J’ai essayé aussi d’être fonctionnaire fédéral, mais le processus pour y parvenir est tellement long et les emplois offerts me semblaient tellement ennuyeux même s’ils étaient bien payés. Pour m’être déjà payé une dépression en 2006, je n’ai pas envie de revivre ce calvaire, alors j’ai décidé d’arrêter toute démarche visant à m’exiler à Ottawa.

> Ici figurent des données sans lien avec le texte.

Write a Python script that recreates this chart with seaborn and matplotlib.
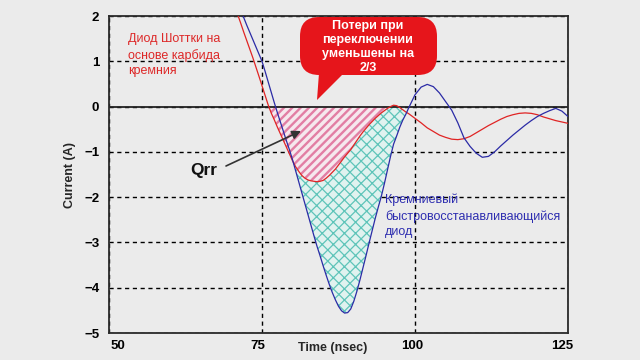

J’ai aussi essayé d’être conseiller financier. Une compagnie bien respectable pour qui travaille une grande amie de ma mère m’avait déjà fait de l’oeil dans une vie antérieure. J’étais allé dans leur édifice rencontrer un recruteur qui m’a joué du violon en m’expliquant comment je pourrais m’enrichir facilement en suivant leur formation. En entrant dans cette bâtisse grise où tout en dedans est tellement ordonné et aseptisé, j’ai senti que je pourrais certes devenir très riche, mais sans nécessairement être heureux de pratiquer un moyen me permettant de le devenir qui connecte avec ce que je suis. Le type m’a donné une documentation à lire et m’a donné deux semaines pour le lire et le contacter, ce que je n’ai pas fait. Il m’a téléphoné et s’est vite rendu compte que je n’avais pas beaucoup d’intérêt pour ce genre de besogne. De toute façon, avec des finances aussi piètres que les miennes, je ne crois pas que je sois la personne idéale pour conseiller des gens sur ce qu’ils doivent faire avec leur argent…

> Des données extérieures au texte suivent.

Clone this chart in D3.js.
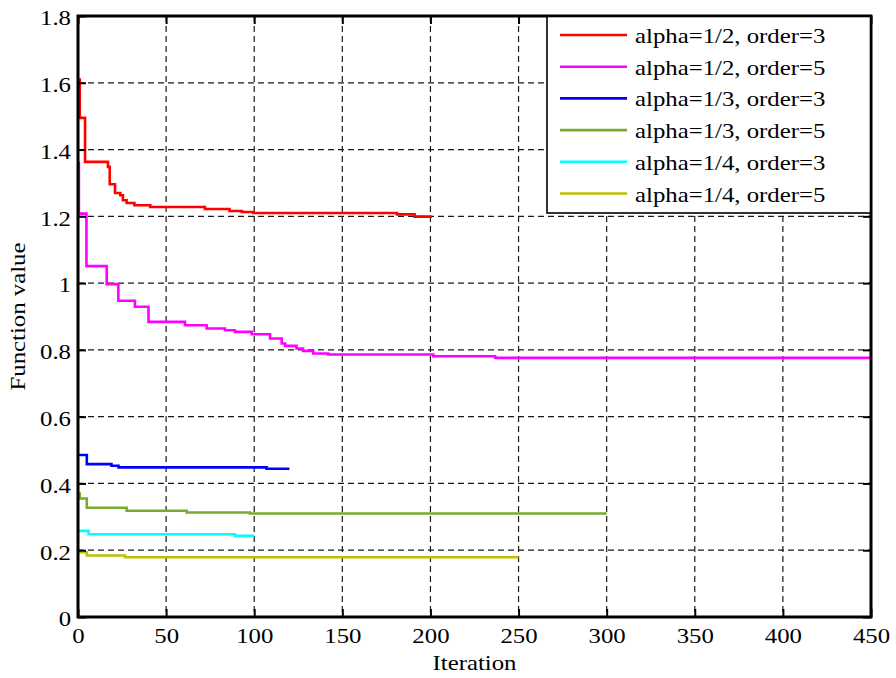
<!DOCTYPE html>
<html>
<head>
<meta charset="utf-8">
<script src="https://cdn.jsdelivr.net/npm/d3@7/dist/d3.min.js"></script>
<style>
  html, body { margin: 0; padding: 0; background: #fff; }
  svg { display: block; font-family: "Liberation Serif", "Times New Roman", serif; }
</style>
</head>
<body>
<svg id="chart" width="896" height="678"></svg>
<script>
// Convergence curves: each series is a list of [iteration, value] steps
const seriesNames = [
  "alpha=1/2, order=3",
  "alpha=1/2, order=5",
  "alpha=1/3, order=3",
  "alpha=1/3, order=5",
  "alpha=1/4, order=3",
  "alpha=1/4, order=5"
];
const seriesColors = ["#ff0000", "#ff00ff", "#0000ff", "#77ac30", "#00ffff", "#bfbf00"];

const red12_3 = [[0,1.61],[1,1.495],[4,1.363],[15,1.363],[17,1.348],[18,1.296],[21,1.27],[24,1.263],[25.5,1.248],[27.6,1.24],[32,1.233],[41,1.228],[72,1.222],[86,1.216],[93,1.213],[99.5,1.210],[181,1.206],[191,1.199],[200,1.195]];
const mag12_5 = [[0,1.36],[0.5,1.208],[4.8,1.051],[16.3,0.997],[22.9,0.947],[32.3,0.929],[40,0.884],[60.7,0.874],[73,0.864],[83.4,0.859],[89,0.854],[98.6,0.847],[109,0.834],[115.6,0.819],[117.5,0.812],[124,0.804],[127.7,0.797],[133.5,0.789],[142,0.786],[201.6,0.781],[236.7,0.776],[450,0.776]];
const blu13_3 = [[0,0.485],[5,0.458],[19,0.453],[23,0.448],[107,0.444],[120,0.444]];
const grn13_5 = [[0,0.37],[1,0.355],[5,0.327],[27.6,0.318],[61.7,0.313],[97.6,0.310],[300,0.310]];
const cyn14_3 = [[0,0.258],[6,0.248],[89,0.243],[100,0.243]];
const yel14_5 = [[0,0.194],[5,0.184],[26.7,0.179],[250,0.179]];
const seriesData = [red12_3, mag12_5, blu13_3, grn13_5, cyn14_3, yel14_5];

const xTicks = [0, 50, 100, 150, 200, 250, 300, 350, 400, 450];
const yTicks = [0, 0.2, 0.4, 0.6, 0.8, 1, 1.2, 1.4, 1.6, 1.8];
const xTitle = "Iteration";
const yTitle = "Function value";

const svg = d3.select("#chart");
const L = 78, R = 871, T = 16, B = 617;
const x = d3.scaleLinear().domain([0, 450]).range([L, R]);
const y = d3.scaleLinear().domain([0, 1.8]).range([B, T]);
const FS = 21, WIDEN = 1.18;

function widen(sel) {
  sel.each(function () {
    const w = this.getComputedTextLength();
    this.setAttribute("textLength", w * WIDEN);
    this.setAttribute("lengthAdjust", "spacingAndGlyphs");
  });
}

// dashed grid
const grid = svg.append("g").attr("class", "grid");
grid.selectAll("line.gx").data(xTicks.slice(1, -1)).join("line")
  .attr("x1", d => x(d)).attr("x2", d => x(d)).attr("y1", T).attr("y2", B);
grid.selectAll("line.gy").data(yTicks.slice(1, -1)).join("line")
  .attr("y1", d => y(d)).attr("y2", d => y(d)).attr("x1", L).attr("x2", R);
grid.selectAll("line").attr("stroke", "#1a1a1a").attr("stroke-width", 1.2)
  .attr("stroke-dasharray", "6,4");

// series lines
const line = d3.line().x(d => x(d[0])).y(d => y(d[1])).curve(d3.curveStepAfter);
svg.append("g").selectAll("path").data(seriesData).join("path")
  .attr("d", line).attr("fill", "none")
  .attr("stroke", (d, i) => seriesColors[i]).attr("stroke-width", 2.6)
  .attr("stroke-linejoin", "miter");

// axes with inward ticks
const axB = svg.append("g").attr("transform", `translate(0,${B})`)
  .call(d3.axisBottom(x).tickValues(xTicks).tickSize(-8).tickPadding(11).tickFormat(d3.format("d")));
const axL = svg.append("g").attr("transform", `translate(${L},0)`)
  .call(d3.axisLeft(y).tickValues(yTicks).tickSize(-8).tickPadding(7).tickFormat(d => String(d)));
svg.append("g").attr("transform", `translate(0,${T})`)
  .call(d3.axisTop(x).tickValues(xTicks).tickSize(-8).tickFormat(""));
svg.append("g").attr("transform", `translate(${R},0)`)
  .call(d3.axisRight(y).tickValues(yTicks).tickSize(-8).tickFormat(""));
svg.selectAll(".domain").remove();
svg.selectAll(".tick line").attr("stroke", "#000").attr("stroke-width", 2);
svg.selectAll(".tick text").attr("font-size", FS).attr("fill", "#000")
  .attr("font-family", "Liberation Serif, Times New Roman, serif");
axL.selectAll(".tick text").attr("dy", "0.42em");
widen(svg.selectAll(".tick text"));

// frame
svg.append("rect").attr("x", L).attr("y", T).attr("width", R - L).attr("height", B - T)
  .attr("fill", "none").attr("stroke", "#000").attr("stroke-width", 2.6);

// axis titles
svg.append("text").attr("x", (L + R) / 2 + 0).attr("y", 670).attr("text-anchor", "middle")
  .attr("font-size", FS).text(xTitle).call(widen);
svg.append("text").attr("transform", `translate(25,${(T + B) / 2}) rotate(-90)`)
  .attr("text-anchor", "middle").attr("font-size", FS).text(yTitle).call(widen);

// legend
const lg = svg.append("g");
lg.append("rect").attr("x", 547).attr("y", T).attr("width", R - 547).attr("height", 213 - T)
  .attr("fill", "#fff").attr("stroke", "#000").attr("stroke-width", 1.6);
const rows = lg.selectAll("g.row").data(seriesNames).join("g")
  .attr("transform", (d, i) => `translate(0,${35 + i * 31.7})`);
rows.append("line").attr("x1", 560).attr("x2", 627).attr("y1", 0).attr("y2", 0)
  .attr("stroke", (d, i) => seriesColors[i]).attr("stroke-width", 2.6);
rows.append("text").attr("x", 635).attr("y", 8).attr("font-size", FS).text(d => d).call(widen);
// redraw right/top frame edges over legend box
svg.append("rect").attr("x", L).attr("y", T).attr("width", R - L).attr("height", B - T)
  .attr("fill", "none").attr("stroke", "#000").attr("stroke-width", 2.6);
</script>
</body>
</html>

Je pourrais me prendre un deuxième travail alimentaire, mais je crains que cela ne me pompe encore plus l’inspiration et tout ce qu’il me faut pour être à la hauteur. Après tout, je mérite mieux que de demander à des gens s’ils veulent une 6/49 ou s’ils ont la carte CAA et la leur offrir s’ils ne l’ont pas. Mon travail alimentaire n’est certes pas le plus payant, mais il a quand même des avantages, dont celui d’être en contact direct avec ce vers quoi je me dirige dans ma vie, les livres et les magazines. C’est donc par principe que je garde cet emploi et ne m’en prendrai pas d’autres excluant les contrats que je dénicherai, ayant déjà connu l’humiliation, en février 2002, de demander le bien-être social, chose que je ne souhaite à personne.
Donc, après avoir vécu quelques années grâce à ma voix – même sans faire de gros salaires -, c’est donc au tour de ma plume de prendre la relève. C’est un peu sans savoir vers quoi ça me mènera que je me lance là-dedans, mais je sais que si je ne le fais pas, je le regretterai. Après tout, c’est ce qu’on ne sait pas qui rend les choses intéressantes, car on veut finir un jour par le savoir. Et pour y parvenir, il faut d’abord commencer!